=== Information shown ===
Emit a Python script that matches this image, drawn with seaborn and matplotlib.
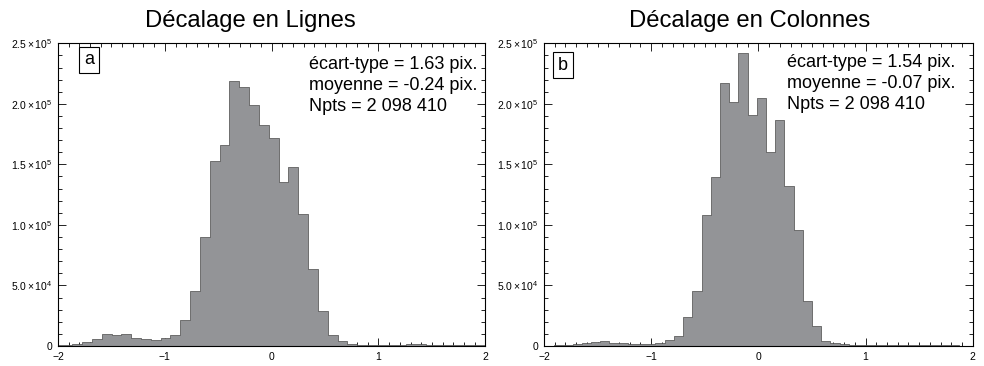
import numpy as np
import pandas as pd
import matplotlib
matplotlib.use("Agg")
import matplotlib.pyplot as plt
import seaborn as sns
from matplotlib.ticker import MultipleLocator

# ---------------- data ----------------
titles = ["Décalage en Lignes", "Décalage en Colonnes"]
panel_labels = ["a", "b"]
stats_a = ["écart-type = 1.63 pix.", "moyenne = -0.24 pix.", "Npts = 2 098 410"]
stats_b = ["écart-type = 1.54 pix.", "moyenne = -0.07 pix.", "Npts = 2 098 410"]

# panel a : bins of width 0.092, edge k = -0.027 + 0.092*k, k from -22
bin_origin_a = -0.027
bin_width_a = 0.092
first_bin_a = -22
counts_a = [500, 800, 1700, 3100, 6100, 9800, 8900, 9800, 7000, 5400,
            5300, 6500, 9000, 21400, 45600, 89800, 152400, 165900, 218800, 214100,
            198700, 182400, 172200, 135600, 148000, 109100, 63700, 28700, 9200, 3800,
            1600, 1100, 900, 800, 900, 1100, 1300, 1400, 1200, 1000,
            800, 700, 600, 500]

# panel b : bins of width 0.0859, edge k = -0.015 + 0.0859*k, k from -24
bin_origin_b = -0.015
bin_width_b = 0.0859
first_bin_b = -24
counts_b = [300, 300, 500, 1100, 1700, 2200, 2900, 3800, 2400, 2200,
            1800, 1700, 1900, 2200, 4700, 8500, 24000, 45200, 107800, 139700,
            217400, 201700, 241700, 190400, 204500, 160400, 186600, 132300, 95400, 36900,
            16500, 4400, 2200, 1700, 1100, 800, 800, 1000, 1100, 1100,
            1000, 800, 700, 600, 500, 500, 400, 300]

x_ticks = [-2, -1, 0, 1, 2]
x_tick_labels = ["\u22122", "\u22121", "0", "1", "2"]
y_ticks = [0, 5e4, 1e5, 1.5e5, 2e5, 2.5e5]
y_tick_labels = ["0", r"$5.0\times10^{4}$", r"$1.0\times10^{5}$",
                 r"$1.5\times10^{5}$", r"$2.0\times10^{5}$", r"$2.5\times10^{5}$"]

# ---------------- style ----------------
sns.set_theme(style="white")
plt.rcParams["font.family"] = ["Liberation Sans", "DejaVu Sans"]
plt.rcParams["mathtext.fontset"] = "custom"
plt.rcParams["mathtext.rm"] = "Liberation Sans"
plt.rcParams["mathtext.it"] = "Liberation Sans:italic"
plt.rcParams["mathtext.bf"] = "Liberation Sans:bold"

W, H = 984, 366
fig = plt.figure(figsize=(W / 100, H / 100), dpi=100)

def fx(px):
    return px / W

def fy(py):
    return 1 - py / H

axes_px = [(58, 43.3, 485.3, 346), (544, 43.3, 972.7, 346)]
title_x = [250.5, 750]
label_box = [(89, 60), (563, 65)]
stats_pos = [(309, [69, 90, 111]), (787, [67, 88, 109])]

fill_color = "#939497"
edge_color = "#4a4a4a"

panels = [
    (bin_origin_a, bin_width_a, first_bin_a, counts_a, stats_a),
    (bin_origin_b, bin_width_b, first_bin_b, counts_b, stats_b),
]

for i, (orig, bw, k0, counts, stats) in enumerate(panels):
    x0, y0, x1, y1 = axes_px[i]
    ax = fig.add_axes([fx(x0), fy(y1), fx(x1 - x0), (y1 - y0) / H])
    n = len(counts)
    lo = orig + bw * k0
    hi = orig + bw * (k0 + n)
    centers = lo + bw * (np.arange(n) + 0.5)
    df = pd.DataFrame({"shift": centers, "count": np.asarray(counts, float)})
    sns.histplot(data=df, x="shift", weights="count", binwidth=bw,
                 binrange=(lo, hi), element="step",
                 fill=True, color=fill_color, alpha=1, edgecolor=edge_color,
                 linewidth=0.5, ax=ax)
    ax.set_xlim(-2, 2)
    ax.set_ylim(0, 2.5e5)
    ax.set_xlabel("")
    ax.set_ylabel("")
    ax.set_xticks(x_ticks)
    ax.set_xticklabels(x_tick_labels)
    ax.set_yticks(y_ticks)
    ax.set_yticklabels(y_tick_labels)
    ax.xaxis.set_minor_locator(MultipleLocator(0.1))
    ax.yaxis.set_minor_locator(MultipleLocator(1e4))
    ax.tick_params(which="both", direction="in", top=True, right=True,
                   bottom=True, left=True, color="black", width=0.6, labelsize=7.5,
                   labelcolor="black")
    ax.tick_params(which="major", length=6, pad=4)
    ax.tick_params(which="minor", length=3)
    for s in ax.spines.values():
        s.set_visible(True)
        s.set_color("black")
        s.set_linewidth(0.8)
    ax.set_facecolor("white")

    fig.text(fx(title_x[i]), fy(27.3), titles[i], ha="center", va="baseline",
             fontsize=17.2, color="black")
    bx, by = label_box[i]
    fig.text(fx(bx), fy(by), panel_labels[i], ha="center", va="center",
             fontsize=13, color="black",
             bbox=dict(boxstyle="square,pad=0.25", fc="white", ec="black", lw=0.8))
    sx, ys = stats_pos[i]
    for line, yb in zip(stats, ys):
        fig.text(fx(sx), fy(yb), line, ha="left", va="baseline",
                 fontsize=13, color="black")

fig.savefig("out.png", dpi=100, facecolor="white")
===
=== Information shown ===
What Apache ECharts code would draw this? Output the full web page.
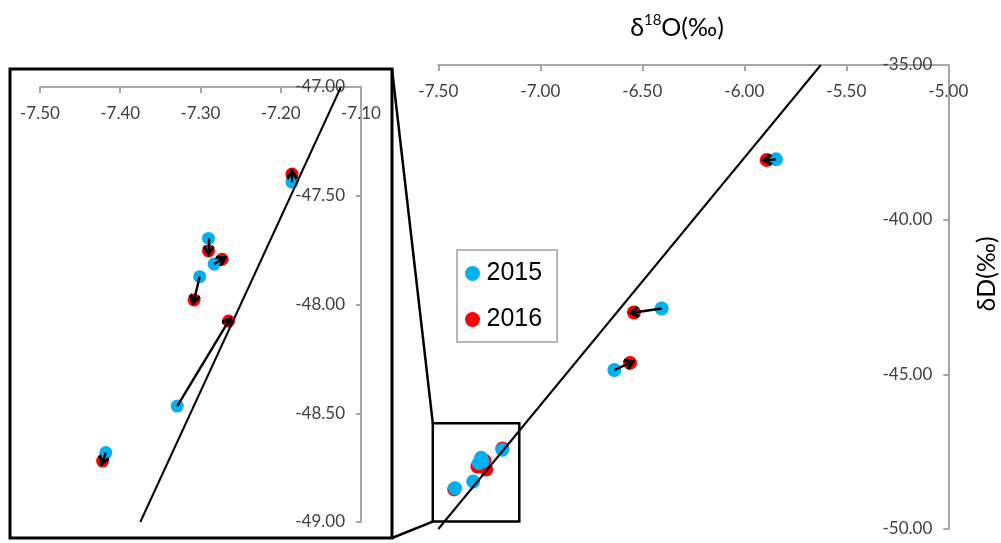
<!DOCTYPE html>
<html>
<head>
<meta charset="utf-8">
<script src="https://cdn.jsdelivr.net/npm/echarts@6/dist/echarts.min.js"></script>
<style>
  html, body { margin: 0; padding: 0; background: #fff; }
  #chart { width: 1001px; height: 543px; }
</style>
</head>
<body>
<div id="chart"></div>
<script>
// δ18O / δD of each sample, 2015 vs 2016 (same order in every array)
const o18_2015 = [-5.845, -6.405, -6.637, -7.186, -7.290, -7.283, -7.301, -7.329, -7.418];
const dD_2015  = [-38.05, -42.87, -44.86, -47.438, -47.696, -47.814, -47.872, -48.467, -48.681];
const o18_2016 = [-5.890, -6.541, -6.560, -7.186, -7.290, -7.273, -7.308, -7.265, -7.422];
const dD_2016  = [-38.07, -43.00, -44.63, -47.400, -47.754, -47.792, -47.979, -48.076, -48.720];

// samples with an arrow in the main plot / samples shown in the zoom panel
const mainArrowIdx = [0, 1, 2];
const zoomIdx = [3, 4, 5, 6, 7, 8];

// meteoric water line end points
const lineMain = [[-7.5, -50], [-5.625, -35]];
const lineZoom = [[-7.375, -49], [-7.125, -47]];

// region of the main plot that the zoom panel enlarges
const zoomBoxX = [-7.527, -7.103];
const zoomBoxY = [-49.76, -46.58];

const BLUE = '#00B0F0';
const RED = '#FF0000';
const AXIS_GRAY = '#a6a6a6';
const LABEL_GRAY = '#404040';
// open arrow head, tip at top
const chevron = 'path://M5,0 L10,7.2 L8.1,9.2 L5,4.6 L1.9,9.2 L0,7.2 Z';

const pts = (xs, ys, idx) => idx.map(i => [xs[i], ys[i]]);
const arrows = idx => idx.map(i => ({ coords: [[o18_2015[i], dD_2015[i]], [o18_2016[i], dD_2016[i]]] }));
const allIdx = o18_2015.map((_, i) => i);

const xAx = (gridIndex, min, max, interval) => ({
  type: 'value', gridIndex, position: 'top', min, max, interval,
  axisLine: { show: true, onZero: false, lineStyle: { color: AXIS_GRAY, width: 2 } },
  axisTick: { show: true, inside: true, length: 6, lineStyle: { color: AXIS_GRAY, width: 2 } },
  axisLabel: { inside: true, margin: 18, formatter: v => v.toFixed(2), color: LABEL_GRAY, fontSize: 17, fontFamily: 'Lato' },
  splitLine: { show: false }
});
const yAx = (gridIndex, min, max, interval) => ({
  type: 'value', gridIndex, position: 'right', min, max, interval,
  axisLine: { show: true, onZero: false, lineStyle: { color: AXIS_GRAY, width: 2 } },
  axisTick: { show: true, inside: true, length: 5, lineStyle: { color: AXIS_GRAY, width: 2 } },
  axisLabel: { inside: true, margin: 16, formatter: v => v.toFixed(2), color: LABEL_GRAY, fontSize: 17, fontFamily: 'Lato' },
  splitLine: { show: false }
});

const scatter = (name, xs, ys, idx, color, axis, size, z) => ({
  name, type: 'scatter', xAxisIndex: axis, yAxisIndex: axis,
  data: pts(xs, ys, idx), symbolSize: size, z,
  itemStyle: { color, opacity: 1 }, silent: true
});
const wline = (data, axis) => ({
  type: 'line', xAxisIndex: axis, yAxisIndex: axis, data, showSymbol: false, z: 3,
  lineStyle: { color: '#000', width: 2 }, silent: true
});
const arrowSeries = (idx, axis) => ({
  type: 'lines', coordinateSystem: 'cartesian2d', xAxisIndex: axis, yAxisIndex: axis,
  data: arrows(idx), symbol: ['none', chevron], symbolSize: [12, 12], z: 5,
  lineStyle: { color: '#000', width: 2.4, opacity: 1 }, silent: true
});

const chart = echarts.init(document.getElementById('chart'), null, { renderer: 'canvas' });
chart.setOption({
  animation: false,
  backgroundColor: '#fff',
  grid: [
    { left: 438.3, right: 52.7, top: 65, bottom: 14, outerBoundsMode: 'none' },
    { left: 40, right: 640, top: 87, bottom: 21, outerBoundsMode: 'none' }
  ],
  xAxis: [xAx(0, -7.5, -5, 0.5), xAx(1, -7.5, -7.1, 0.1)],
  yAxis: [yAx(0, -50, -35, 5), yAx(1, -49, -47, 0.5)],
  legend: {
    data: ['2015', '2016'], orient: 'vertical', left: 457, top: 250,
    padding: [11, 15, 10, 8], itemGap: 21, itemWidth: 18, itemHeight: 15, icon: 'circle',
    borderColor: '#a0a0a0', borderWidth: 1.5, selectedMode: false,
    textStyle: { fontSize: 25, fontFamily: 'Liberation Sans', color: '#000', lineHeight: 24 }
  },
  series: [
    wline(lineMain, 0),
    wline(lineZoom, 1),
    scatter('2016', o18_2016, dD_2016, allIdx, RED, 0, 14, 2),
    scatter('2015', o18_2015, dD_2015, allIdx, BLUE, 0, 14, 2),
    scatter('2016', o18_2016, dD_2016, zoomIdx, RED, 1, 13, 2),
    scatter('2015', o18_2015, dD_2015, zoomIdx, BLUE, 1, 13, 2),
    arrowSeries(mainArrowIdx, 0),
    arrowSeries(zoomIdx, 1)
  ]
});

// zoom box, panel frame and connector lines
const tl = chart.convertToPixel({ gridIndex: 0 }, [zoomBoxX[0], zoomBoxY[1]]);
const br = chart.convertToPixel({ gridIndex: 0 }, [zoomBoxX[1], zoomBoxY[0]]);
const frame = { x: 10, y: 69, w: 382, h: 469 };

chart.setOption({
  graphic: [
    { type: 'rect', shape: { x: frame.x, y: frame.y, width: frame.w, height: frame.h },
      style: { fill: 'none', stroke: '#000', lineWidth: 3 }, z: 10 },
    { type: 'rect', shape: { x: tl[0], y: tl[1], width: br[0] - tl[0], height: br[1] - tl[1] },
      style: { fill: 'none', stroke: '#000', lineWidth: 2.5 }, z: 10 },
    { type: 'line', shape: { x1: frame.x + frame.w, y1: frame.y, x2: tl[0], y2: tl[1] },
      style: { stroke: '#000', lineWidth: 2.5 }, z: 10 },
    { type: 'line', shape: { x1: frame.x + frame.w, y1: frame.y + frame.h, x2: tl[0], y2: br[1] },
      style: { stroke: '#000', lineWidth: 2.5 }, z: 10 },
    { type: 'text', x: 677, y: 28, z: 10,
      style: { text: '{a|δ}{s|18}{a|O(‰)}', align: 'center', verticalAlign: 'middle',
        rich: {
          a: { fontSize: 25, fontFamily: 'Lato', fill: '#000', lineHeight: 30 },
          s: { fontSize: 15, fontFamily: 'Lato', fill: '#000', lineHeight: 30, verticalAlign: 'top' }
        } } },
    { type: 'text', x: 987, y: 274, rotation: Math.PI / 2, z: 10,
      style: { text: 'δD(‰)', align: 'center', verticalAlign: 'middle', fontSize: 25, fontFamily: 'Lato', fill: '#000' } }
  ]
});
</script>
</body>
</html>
===
Nothing but the lines above, starting at the line that contains "What Apache ECharts" and ending at the line that contains "const chevron = 'path://M5,0", should be given again, exactly and without the pictures.

What Apache ECharts code would draw this? Output the full web page.
<!DOCTYPE html>
<html>
<head>
<meta charset="utf-8">
<script src="https://cdn.jsdelivr.net/npm/echarts@6/dist/echarts.min.js"></script>
<style>
  html, body { margin: 0; padding: 0; background: #fff; }
  #chart { width: 1001px; height: 543px; }
</style>
</head>
<body>
<div id="chart"></div>
<script>
// δ18O / δD of each sample, 2015 vs 2016 (same order in every array)
const o18_2015 = [-5.845, -6.405, -6.637, -7.186, -7.290, -7.283, -7.301, -7.329, -7.418];
const dD_2015  = [-38.05, -42.87, -44.86, -47.438, -47.696, -47.814, -47.872, -48.467, -48.681];
const o18_2016 = [-5.890, -6.541, -6.560, -7.186, -7.290, -7.273, -7.308, -7.265, -7.422];
const dD_2016  = [-38.07, -43.00, -44.63, -47.400, -47.754, -47.792, -47.979, -48.076, -48.720];

// samples with an arrow in the main plot / samples shown in the zoom panel
const mainArrowIdx = [0, 1, 2];
const zoomIdx = [3, 4, 5, 6, 7, 8];

// meteoric water line end points
const lineMain = [[-7.5, -50], [-5.625, -35]];
const lineZoom = [[-7.375, -49], [-7.125, -47]];

// region of the main plot that the zoom panel enlarges
const zoomBoxX = [-7.527, -7.103];
const zoomBoxY = [-49.76, -46.58];

const BLUE = '#00B0F0';
const RED = '#FF0000';
const AXIS_GRAY = '#a6a6a6';
const LABEL_GRAY = '#404040';
// open arrow head, tip at top
const chevron = 'path://M5,0 L10,7.2 L8.1,9.2 L5,4.6 L1.9,9.2 L0,7.2 Z';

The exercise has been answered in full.